2012年6月18日月曜日

6月18日

◎今日のテキスト

 息が切れたから、立ち留まって仰向くと、火の粉《こ》がもう頭の上を通る。霜《しも》を置く空の澄み切って深い中に、数を尽くして飛んで来ては卒然《そつぜん》と消えてしまう。かと思うと、すぐあとから鮮《あざやか》なやつが、一面に吹かれながら、追《おっ》かけながら、ちらちらしながら、熾《さかん》にあらわれる。そうして不意に消えて行く。その飛んでくる方角を見ると、大きな噴水を集めたように、根が一本になって、隙間《すきま》なく寒い空を染めている。二三間先に大きな寺がある。長い石段の途中に太い樅《もみ》が静かな枝を夜《よ》に張って、土手から高く聳《そび》えている。火はその後《うしろ》から起る。黒い幹と動かぬ枝をことさらに残して、余る所は真赤《まっか》である。
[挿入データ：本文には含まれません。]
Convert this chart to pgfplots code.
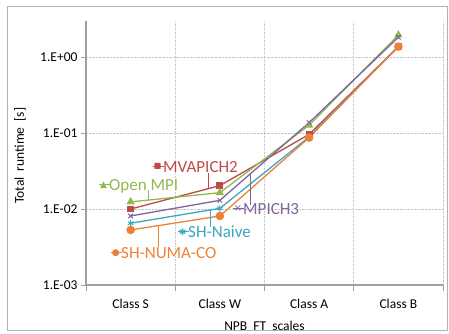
\documentclass[border=0pt]{standalone}
\usepackage{pgfplots}
\pgfplotsset{compat=1.18}
\usepackage{fontspec}
\setmainfont{Carlito}
\newfontfamily\sym{DejaVu Sans}
\definecolor{cMV}{RGB}{190,75,72}
\definecolor{cOM}{RGB}{145,185,80}
\definecolor{cMP}{RGB}{128,100,162}
\definecolor{cSN}{RGB}{60,165,195}
\definecolor{cSO}{RGB}{237,130,55}
\newsavebox\kb
\newcommand\key[2]{\sbox\kb{\sym\fontsize{#1}{#1}\selectfont #2}\makebox[11pt]{\rlap{\rule[0.31em]{11pt}{0.9pt}}\hfil\raisebox{\dimexpr0.31em+0.45pt-0.5\ht\kb+0.5\dp\kb\relax}{\usebox\kb}\hfil}}
\begin{document}
\begin{tikzpicture}
\path[use as bounding box] (0,0) rectangle (449pt,334pt);
\draw[gray!60, line width=1pt] (7pt,3pt) rectangle (447pt,327pt);
\begin{axis}[
  at={(86pt,49pt)}, anchor=south west,
  scale only axis, width=357pt, height=264pt,
  ymode=log, ymin=1e-3, ymax=2.98,
  xmin=-0.5, xmax=3.5,
  xtick={0,1,2,3}, xticklabels={Class S, Class W, Class A, Class B},
  major x tick style={draw=none},
  minor xtick={-0.5,0.5,1.5,2.5,3.5},
  xminorgrids,
  ytick={0.001,0.01,0.1,1}, yticklabels={1.E-03,1.E-02,1.E-01,1.E+00},
  yminorticks=false, ymajorgrids,
  grid style={densely dotted, gray!45, line width=0.6pt},
  minor grid style={densely dotted, gray!45, line width=0.6pt},
  axis lines=left,
  axis line style={-, gray!75, line width=1.3pt},
  tick align=outside,
  major tick length=5pt, minor tick length=6pt,
  every tick/.style={gray!75, line width=0.8pt},
  tick label style={font=\fontsize{13.5}{15}\selectfont},
  xticklabel style={yshift=-6pt},
  label style={font=\fontsize{13.5}{15}\selectfont},
  xlabel={NPB\ \ FT\ \ scales},
  ylabel={Total\ \ runtime\ \ [s]},
  xlabel style={at={(axis description cs:0.5,-0.155)}, anchor=center},
  ylabel style={at={(axis description cs:-0.185,0.49)}, anchor=center},
  clip=false,
]
\addplot[cMV, line width=1.3pt, mark=square*, mark size=2.8pt] coordinates {(0,0.0100)(1,0.0203)(2,0.096)(3,1.37)};
\addplot[cOM, line width=1.3pt, mark=triangle*, mark size=3.6pt] coordinates {(0,0.0124)(1,0.0164)(2,0.127)(3,1.95)};
\addplot[cMP, line width=1.3pt, mark=x, mark size=3.2pt, mark options={line width=1pt}] coordinates {(0,0.0081)(1,0.0130)(2,0.137)(3,1.82)};
\addplot[cSN, line width=1.3pt, mark=asterisk, mark size=3.2pt, mark options={line width=1pt}] coordinates {(0,0.0065)(1,0.0102)(2,0.089)(3,1.37)};
\addplot[cSO, line width=1.3pt, mark=*, mark size=3.6pt] coordinates {(0,0.0053)(1,0.0081)(2,0.087)(3,1.37)};
\end{axis}
% leader lines
\draw[cMV, line width=1pt] (208pt,161pt) -- (208pt,145.2pt);
\draw[cOM, line width=1pt] (148pt,144pt) -- (148pt,133.8pt);
\draw[cMP, line width=1pt] (250pt,160pt) -- (250pt,129pt);
\draw[cSN, line width=1pt] (210pt,124pt) -- (210pt,107pt);
\draw[cSO, line width=1pt] (158pt,108.2pt) -- (158pt,87pt);
% data labels
\begin{scope}[every node/.style={anchor=base west, inner sep=0pt, font=\fontsize{17}{19}\selectfont}]
\node[text=cMV] at (152pt,161.5pt) {\key{8}{■}MVAPICH2};
\node[text=cOM] at (98pt,143.5pt) {\key{9}{▲}Open MPI};
\node[text=cMP] at (232pt,119.5pt) {\key{10}{×}MPICH3};
\node[text=cSN] at (177pt,96.5pt) {\key{9}{✱}SH-Naive};
\node[text=cSO] at (110pt,75.5pt) {\key{9}{●}SH-NUMA-CO};
\end{scope}
\end{tikzpicture}
\end{document}
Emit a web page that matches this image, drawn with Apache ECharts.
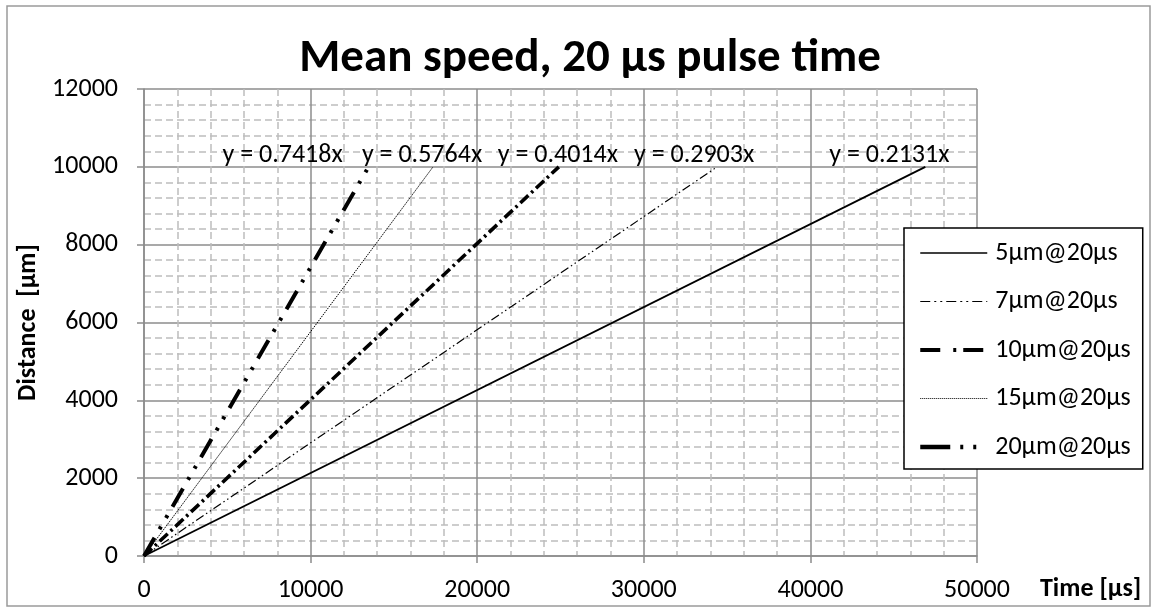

火元はこの高い土手の上に違《ちがい》ない。もう一町ほど行って左へ坂を上《あが》れば、現場《げんば》へ出られる。
 ——夏目漱石『永日小品』「火事」より

◎いろいろなセラピー

 世の中にはさまざまなセラピー(民間療法)がある。
 もちろん音読療法もそのひとつなのだが、有名なものでは音楽療法(ミュージックセラピー)がある。精神科治療の現場で古くから使われていてよく知られている箱庭療法、といったものもある。それに近いものでは、フラワーセラピーもある。つまり自分でなにかを作ったり表現したりすることで治療効果をねらうものだ。
 アロマセラピー、森林セラピー、カラーセラピー、あと具体的な内容は私もわからないがタスクセラピー、メークセラピー、書セラピー、禁欲セラピー、股関節セラピー、モーツアルトセラピーなんてものまである。